The debate over expanding BC's ports is having a particularly interesting session in Delta, where there is apparently a loud and not shy contingent locally there that aren't inclined to see the growth and would rather see it move to Prince Rupert.
It's a situation that could provide even more incentive to fully develop the Port of Prince Rupert's containerization plans, from Phase I, past Phase II and beyond.
While transportation officials claim that there's room for all ports to grow, the need may be urgent to expand with trade with Asia and beyond expected to grow fast over the next few years.
The South Delta Leader took a look at the debate from the Lower Mainland point of view.
Why here? The proponents speak
Jul 20 2007
Why not elsewhere?
Is Prince Rupert a viable alternative to expansion at Deltaport? Does the South Fraser Perimeter Road have to follow a northern routing near Burns Bog? And can upgraded power lines go elsewhere than through residential Tsawwassen?
The port argument is not quite as simple as re-routing container traffic to Prince Rupert’s new facilty. Don Krusel, the port authority’s CEO in Prince Rupert, said there is more than enough container traffic heading to B.C. in the coming years to keep both his rapidly expanding port, as well as those in Vancouver and Delta, busy.
“The volume of container traffic on west coast of North America is growing annually by the equivalent of one Port of Vancouver every year,” Krusel said. “And our new facility, which is opening this October, has the capacity of handling 500,000 TEUs (containers), which is basically one quarter, or less, of the annual container growth on the west coast.”
Krusel added projections indicate B.C. ports will be expected to handle nine million containers by 2020. And in order to facilitate that demand, Prince Rupert will have to realize its maximum potential to process 4 million containers a year, while ports in Vancouver make up the difference.
Port of Vancouver officials back up that claim.
Increasing traffic is the main reason why port expansion in Delta is necessary, said Anne McMullan, a spokesperson for the Vancouver Port Authority.
“We need both Delta and Prince Rupert,” she said, adding that Deltaport, when expanded, will still be short of the expected demand by about two million containers a year.
She also countered another anti-port argument that very little container traffic passing through Vancouver’s marine gateways is destined for local markets.
“About 98 per cent is Canada-bound, and about 30 per cent of that is heading for B.C.,” she said.
On the South Fraser Perimeter Road, Mike Proudfoot, executive director of the Gateway Program—which is steering the near billion dollar project—said the current route alignment is the result of extensive community consultation over the planning portion of the project.
“Over 4,000 folks participated in helping us determine the alignment of the road,” Proudfoot said. “And all of the alternatives were explored fully and did not meet the objectives of South Fraser Perimeter Road which is to improve the quality of life for residents by getting regional traffic off local roads.”
On the Hoover/Naas proposal, Proudfoot said an independent review of the truck-only route found it would only address 10 per cent of the area’s traffic, increase travel time to the Tilbury and Sunbury areas, fail to reduce traffic congestion on River Road and add to the congestion and travel times on Highway 91.

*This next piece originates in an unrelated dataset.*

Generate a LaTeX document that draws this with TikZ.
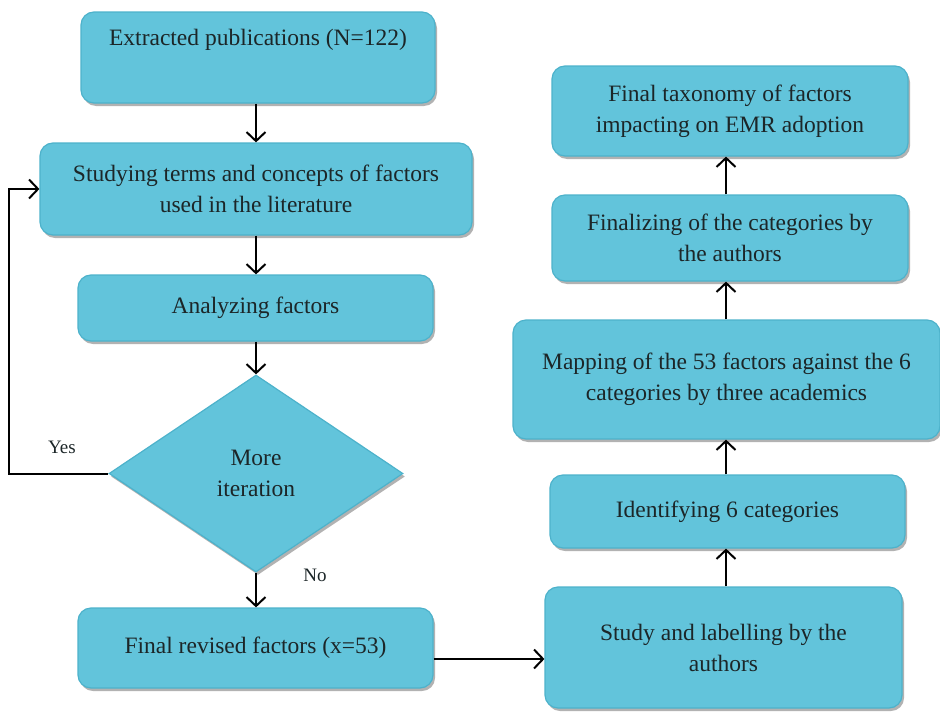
\documentclass[tikz,border=0pt]{standalone}
\usepackage{fontspec}
\setmainfont{Liberation Serif}
\usetikzlibrary{shapes.geometric,arrows.meta,shadows}
\definecolor{boxfill}{HTML}{62C4DB}
\definecolor{boxline}{HTML}{4DB2CB}
\definecolor{ink}{HTML}{1C2628}
\begin{document}
\begin{tikzpicture}[x=1pt,y=-1pt,
  stepbox/.style={rectangle, rounded corners=13pt, fill=boxfill, draw=boxline,
    line width=1.2pt, align=center, text=ink, inner sep=0pt,
    font=\rmfamily\fontsize{23.5}{31}\selectfont,
    drop shadow={shadow xshift=2pt, shadow yshift=-3pt, opacity=0.3, fill=black}},
  decision/.style={diamond, fill=boxfill, draw=boxline, line width=1.2pt,
    align=center, text=ink, inner sep=0pt, aspect=1.5,
    font=\rmfamily\fontsize{23.5}{31}\selectfont,
    drop shadow={shadow xshift=2pt, shadow yshift=-3pt, opacity=0.3, fill=black}},
  arr/.style={-{Straight Barb[length=9pt,width=19pt,line width=2pt]}, line width=2pt, black},
  tag/.style={text=ink, font=\rmfamily\fontsize{19}{23}\selectfont}]
\useasboundingbox (0,0) rectangle (940,720);

% left column
\node[stepbox, minimum width=354pt, minimum height=91pt] (ext) at (258,57.5)
  {Extracted publications (N=122)\\ \strut};
\node[stepbox, minimum width=432pt, minimum height=92pt] (stu) at (256,189)
  {Studying terms and concepts of factors\\used in the literature};
\node[stepbox, minimum width=355pt, minimum height=66pt] (ana) at (255.5,308)
  {Analyzing factors};
\node[decision, minimum width=294pt, minimum height=197pt] (dia) at (256,473.5)
  {More\\iteration};
\node[stepbox, minimum width=355pt, minimum height=80pt] (fin) at (255.5,648)
  {Final revised factors (x=53)};

% right column
\node[stepbox, minimum width=357pt, minimum height=121pt] (lab) at (723.5,647.5)
  {Study and labelling by the\\authors};
\node[stepbox, minimum width=355pt, minimum height=73pt] (ide) at (727.5,511.5)
  {Identifying 6 categories};
\node[stepbox, minimum width=427pt, minimum height=119pt] (map) at (726.5,379.5)
  {Mapping of the 53 factors against the 6\\categories by three academics};
\node[stepbox, minimum width=356pt, minimum height=86pt] (fzn) at (730,238)
  {Finalizing of the categories by\\the authors};
\node[stepbox, minimum width=356pt, minimum height=90pt] (tax) at (730,111)
  {Final taxonomy of factors\\impacting on EMR adoption};

% labels
\node[tag] (yes) at (62,447) {Yes};
\node[tag] (no) at (315,575) {No};

% connectors, left column
\draw[arr] (ext.south -| stu.north) -- (stu.north);
\draw[arr] (stu.south) -- (stu.south |- ana.north);
\draw[arr] (ana.south -| dia.north) -- (dia.north);
\draw[arr] (dia.south) -- (dia.south |- fin.north);
\draw[arr] (dia.west) -- ++(-99,0) |- (stu.west);

% across
\draw[arr] ([yshift=-11pt]fin.east) -- ([yshift=-11pt]fin.east -| lab.west);

% connectors, right column
\coordinate (rx) at (726,0);
\draw[arr] (rx |- lab.north) -- (rx |- ide.south);
\draw[arr] (rx |- ide.north) -- (rx |- map.south);
\draw[arr] (rx |- map.north) -- (rx |- fzn.south);
\draw[arr] (rx |- fzn.north) -- (rx |- tax.south);
\end{tikzpicture}
\end{document}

As for the power lines, BCTC officials say B.C.’s need for electricity is expected to grow 45 per cent in the next 20 years.
And the current route through Tsawwassen was approved by independent authorities including the BC Utilities Commission.
The project was also subjected to a comprehensive, 23-month review which included public and one-on-one meetings, open-houses and input from Corporation of Delta.
BCTC also did study a number of alternatives for the 3.7 km Tsawwassen segment of the 67 km project route, including a Deltaport route. And in July 2006, the BCUC directed BCTC to proceed with overhead construction along the existing right-of-way in Tsawwassen.
BCTC officials added the project—which will reduce the number of transmission line poles through Tsawwassen from 81 to 20—will be built in compliance with guidelines endorsed by leading national and international health authorities including the World Health Organization and Health Canada.